▶ TASK PROMPT: Begin with the line holding "Generate a Python", end with the line holding "anni = list(range(2011, 2066))", and repeat every line in between exactly, without pictures.

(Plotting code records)
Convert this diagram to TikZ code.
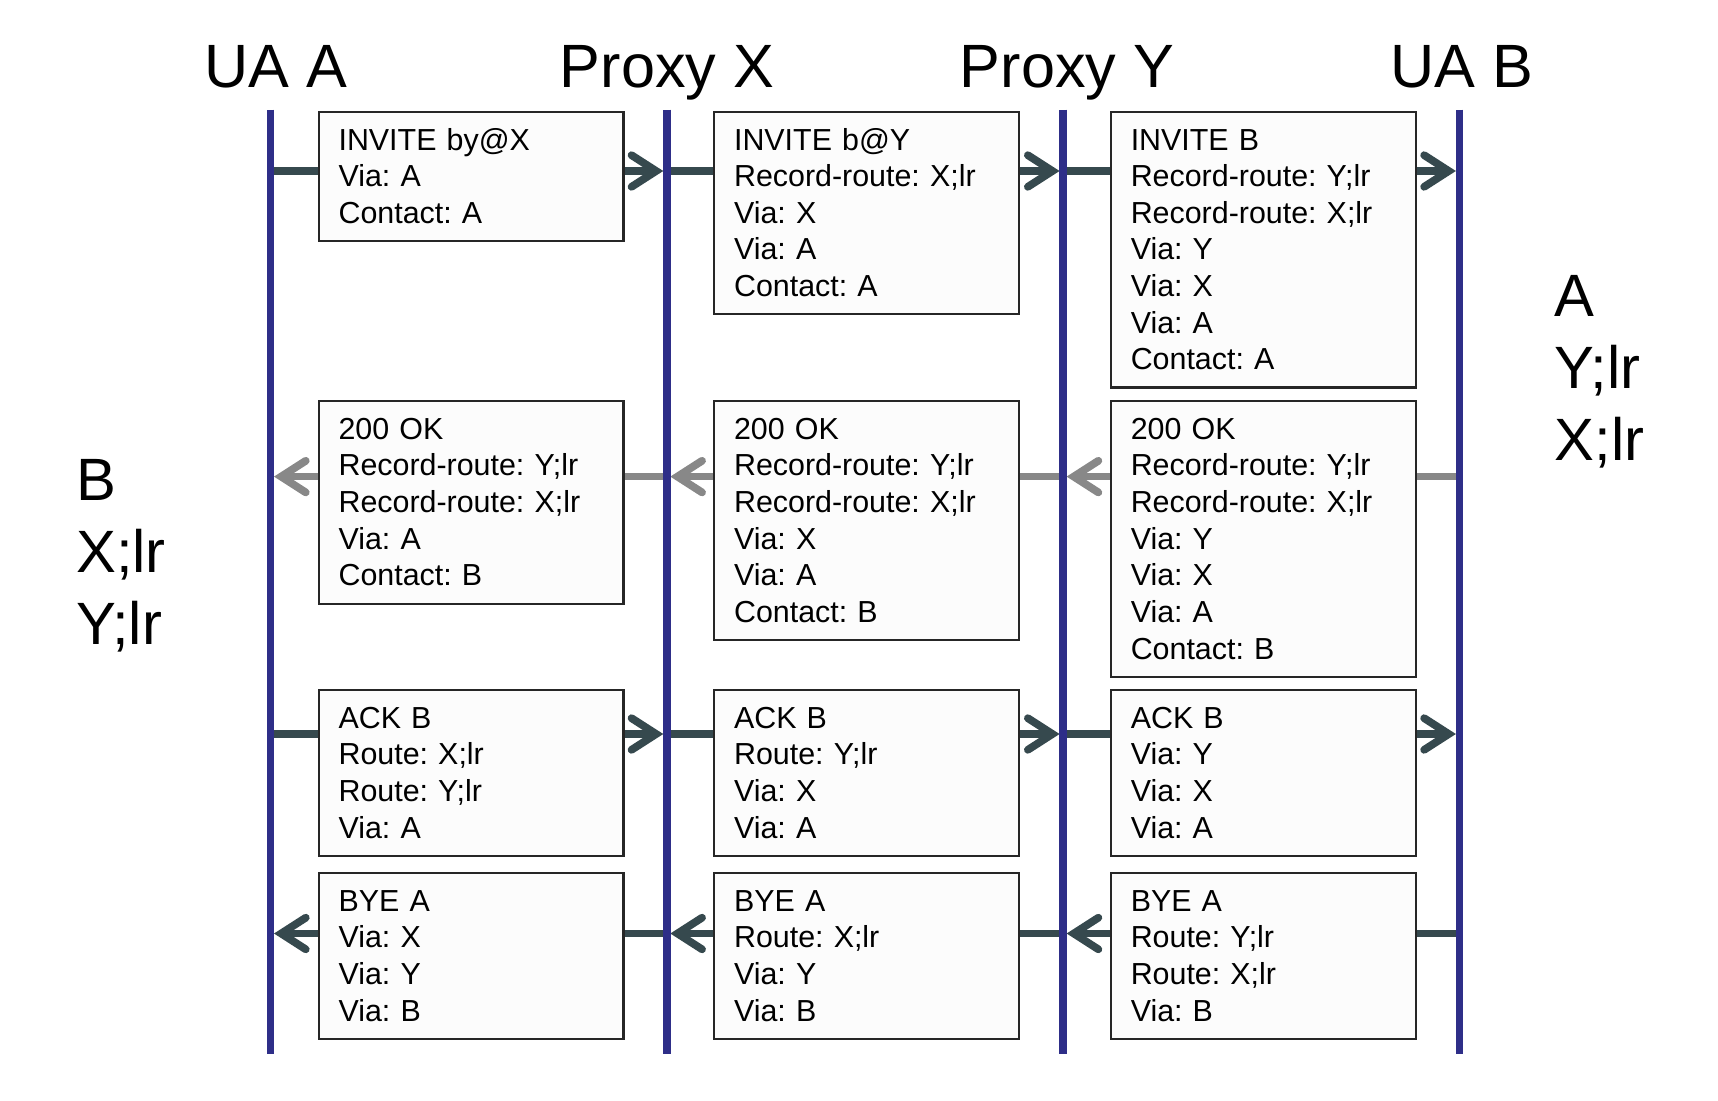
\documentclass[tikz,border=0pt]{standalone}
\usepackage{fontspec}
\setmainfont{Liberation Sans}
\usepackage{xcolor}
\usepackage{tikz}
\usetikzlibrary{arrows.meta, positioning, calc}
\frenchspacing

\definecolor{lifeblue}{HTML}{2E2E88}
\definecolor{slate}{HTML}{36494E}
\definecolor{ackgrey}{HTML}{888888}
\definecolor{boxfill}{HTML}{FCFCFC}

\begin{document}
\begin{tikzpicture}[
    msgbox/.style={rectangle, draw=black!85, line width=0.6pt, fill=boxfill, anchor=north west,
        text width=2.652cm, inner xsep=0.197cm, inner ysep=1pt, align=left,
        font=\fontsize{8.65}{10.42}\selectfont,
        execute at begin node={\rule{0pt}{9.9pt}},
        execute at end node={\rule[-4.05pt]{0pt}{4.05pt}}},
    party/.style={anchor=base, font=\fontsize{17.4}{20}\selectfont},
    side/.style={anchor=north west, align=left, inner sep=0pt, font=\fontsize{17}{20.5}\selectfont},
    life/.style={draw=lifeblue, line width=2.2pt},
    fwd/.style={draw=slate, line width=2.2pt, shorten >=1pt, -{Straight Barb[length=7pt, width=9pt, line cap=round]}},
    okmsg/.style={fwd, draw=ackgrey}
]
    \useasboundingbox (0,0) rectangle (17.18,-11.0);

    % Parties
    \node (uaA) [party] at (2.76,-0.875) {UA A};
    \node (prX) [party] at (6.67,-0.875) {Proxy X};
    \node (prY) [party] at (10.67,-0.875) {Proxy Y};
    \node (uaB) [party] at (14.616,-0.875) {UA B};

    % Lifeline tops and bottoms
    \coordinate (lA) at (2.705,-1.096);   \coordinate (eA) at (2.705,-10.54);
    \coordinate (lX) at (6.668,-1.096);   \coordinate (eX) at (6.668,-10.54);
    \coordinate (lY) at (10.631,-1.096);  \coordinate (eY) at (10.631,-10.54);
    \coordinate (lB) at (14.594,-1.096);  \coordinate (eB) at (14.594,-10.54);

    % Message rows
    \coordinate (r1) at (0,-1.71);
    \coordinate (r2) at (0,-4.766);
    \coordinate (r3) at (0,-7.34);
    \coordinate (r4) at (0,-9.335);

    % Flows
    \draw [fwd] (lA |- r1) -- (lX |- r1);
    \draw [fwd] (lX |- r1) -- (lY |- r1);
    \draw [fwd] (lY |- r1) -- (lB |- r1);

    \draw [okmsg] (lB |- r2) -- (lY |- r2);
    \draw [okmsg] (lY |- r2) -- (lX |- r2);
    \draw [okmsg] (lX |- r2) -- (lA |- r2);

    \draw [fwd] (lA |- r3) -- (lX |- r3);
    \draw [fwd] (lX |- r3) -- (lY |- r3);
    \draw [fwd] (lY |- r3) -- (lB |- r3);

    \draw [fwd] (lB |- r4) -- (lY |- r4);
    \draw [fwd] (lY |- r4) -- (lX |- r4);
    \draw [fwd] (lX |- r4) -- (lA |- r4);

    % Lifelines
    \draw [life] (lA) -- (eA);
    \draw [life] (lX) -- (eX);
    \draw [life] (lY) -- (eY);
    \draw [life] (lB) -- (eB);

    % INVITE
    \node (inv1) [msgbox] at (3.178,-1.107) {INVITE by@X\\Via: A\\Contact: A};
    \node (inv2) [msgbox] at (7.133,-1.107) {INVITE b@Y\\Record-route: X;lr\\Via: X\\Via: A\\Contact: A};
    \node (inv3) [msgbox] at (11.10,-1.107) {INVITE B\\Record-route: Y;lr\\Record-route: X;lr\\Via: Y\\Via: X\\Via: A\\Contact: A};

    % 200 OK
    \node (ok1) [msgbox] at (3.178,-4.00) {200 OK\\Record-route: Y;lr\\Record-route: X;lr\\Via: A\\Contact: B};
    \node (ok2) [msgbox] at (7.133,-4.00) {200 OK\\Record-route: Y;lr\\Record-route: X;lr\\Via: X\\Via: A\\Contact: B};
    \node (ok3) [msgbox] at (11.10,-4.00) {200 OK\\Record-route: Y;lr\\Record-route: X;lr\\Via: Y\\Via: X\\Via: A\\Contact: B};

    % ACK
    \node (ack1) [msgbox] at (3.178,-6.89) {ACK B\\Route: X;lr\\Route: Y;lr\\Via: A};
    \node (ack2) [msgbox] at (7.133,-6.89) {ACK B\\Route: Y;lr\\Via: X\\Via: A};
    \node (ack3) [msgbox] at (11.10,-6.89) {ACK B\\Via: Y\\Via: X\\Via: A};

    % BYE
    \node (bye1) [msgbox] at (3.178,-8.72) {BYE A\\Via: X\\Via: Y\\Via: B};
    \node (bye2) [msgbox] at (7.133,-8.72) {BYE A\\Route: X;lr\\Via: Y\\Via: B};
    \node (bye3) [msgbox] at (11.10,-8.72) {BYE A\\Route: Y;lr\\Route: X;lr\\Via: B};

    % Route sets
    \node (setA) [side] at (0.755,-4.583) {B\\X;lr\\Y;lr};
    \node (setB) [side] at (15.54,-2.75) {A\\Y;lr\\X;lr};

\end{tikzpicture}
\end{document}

==

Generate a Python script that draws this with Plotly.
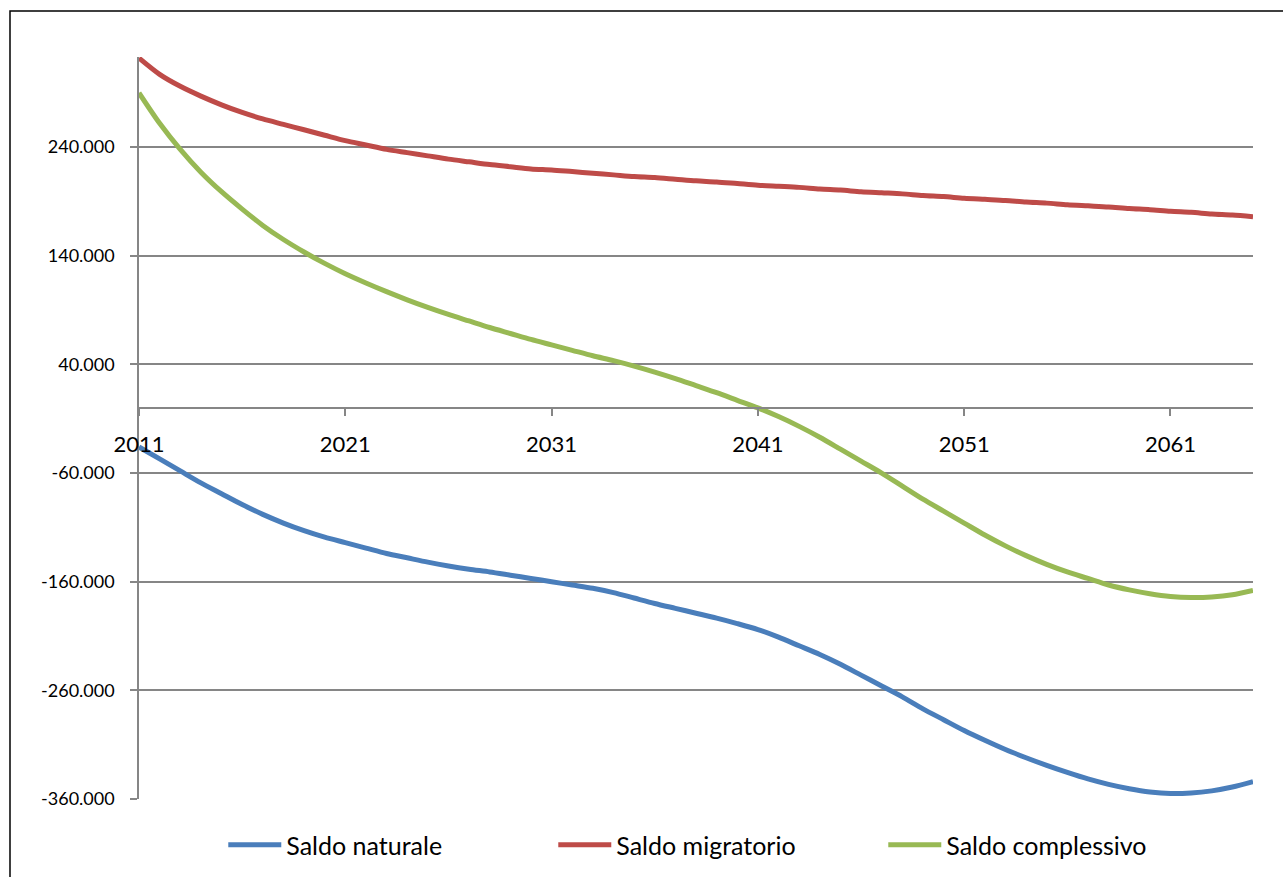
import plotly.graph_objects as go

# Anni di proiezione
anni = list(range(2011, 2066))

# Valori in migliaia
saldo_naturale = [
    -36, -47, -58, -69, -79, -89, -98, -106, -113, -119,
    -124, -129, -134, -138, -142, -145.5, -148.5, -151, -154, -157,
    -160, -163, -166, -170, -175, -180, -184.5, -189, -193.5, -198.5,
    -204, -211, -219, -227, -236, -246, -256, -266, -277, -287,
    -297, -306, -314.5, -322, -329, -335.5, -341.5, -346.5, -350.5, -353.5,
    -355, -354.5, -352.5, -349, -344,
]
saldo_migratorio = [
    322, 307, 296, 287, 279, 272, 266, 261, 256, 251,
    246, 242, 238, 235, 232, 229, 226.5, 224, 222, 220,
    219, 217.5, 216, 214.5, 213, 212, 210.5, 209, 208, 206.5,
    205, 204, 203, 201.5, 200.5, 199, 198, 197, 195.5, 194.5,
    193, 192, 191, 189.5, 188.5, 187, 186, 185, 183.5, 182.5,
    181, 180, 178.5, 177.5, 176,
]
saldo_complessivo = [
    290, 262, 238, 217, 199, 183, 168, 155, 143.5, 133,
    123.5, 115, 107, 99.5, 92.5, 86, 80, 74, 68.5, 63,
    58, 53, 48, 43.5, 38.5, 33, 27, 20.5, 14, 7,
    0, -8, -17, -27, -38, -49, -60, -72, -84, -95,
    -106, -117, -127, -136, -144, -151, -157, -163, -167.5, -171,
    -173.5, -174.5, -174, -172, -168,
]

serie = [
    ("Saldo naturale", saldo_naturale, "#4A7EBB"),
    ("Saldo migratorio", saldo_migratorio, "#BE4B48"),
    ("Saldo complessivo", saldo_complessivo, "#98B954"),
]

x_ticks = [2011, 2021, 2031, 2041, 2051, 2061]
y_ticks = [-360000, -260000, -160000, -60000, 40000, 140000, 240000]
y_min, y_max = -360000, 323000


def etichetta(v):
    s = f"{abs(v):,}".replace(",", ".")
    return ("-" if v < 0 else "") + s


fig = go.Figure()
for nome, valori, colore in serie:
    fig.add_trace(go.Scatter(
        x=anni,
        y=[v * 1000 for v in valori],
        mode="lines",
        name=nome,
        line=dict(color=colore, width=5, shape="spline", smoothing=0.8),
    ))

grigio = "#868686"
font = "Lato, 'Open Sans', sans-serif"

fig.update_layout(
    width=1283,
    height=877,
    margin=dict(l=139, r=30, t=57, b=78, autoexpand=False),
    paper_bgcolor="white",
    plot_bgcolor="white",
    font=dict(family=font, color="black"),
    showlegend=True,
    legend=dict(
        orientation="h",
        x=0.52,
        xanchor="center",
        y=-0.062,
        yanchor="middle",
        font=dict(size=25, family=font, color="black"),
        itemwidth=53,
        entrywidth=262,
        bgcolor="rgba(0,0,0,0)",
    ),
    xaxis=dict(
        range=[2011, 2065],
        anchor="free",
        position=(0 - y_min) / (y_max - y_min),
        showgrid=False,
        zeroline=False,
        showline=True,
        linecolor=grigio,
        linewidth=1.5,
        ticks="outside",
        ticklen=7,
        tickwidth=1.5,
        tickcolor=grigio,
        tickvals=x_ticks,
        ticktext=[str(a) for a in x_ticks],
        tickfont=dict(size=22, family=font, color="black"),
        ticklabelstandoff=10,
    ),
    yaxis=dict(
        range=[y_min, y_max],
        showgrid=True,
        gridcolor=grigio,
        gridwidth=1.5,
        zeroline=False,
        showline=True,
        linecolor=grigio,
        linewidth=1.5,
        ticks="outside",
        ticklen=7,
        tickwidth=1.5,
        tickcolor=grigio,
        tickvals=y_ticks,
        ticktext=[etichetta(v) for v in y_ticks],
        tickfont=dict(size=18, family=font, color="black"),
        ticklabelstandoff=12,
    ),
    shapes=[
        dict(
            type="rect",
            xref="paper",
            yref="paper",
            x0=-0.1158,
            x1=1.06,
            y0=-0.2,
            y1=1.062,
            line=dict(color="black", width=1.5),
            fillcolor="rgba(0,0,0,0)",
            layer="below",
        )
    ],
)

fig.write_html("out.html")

▶ SOLUTION:
Generate a Python script that draws this with Plotly.
import plotly.graph_objects as go

# Anni di proiezione
anni = list(range(2011, 2066))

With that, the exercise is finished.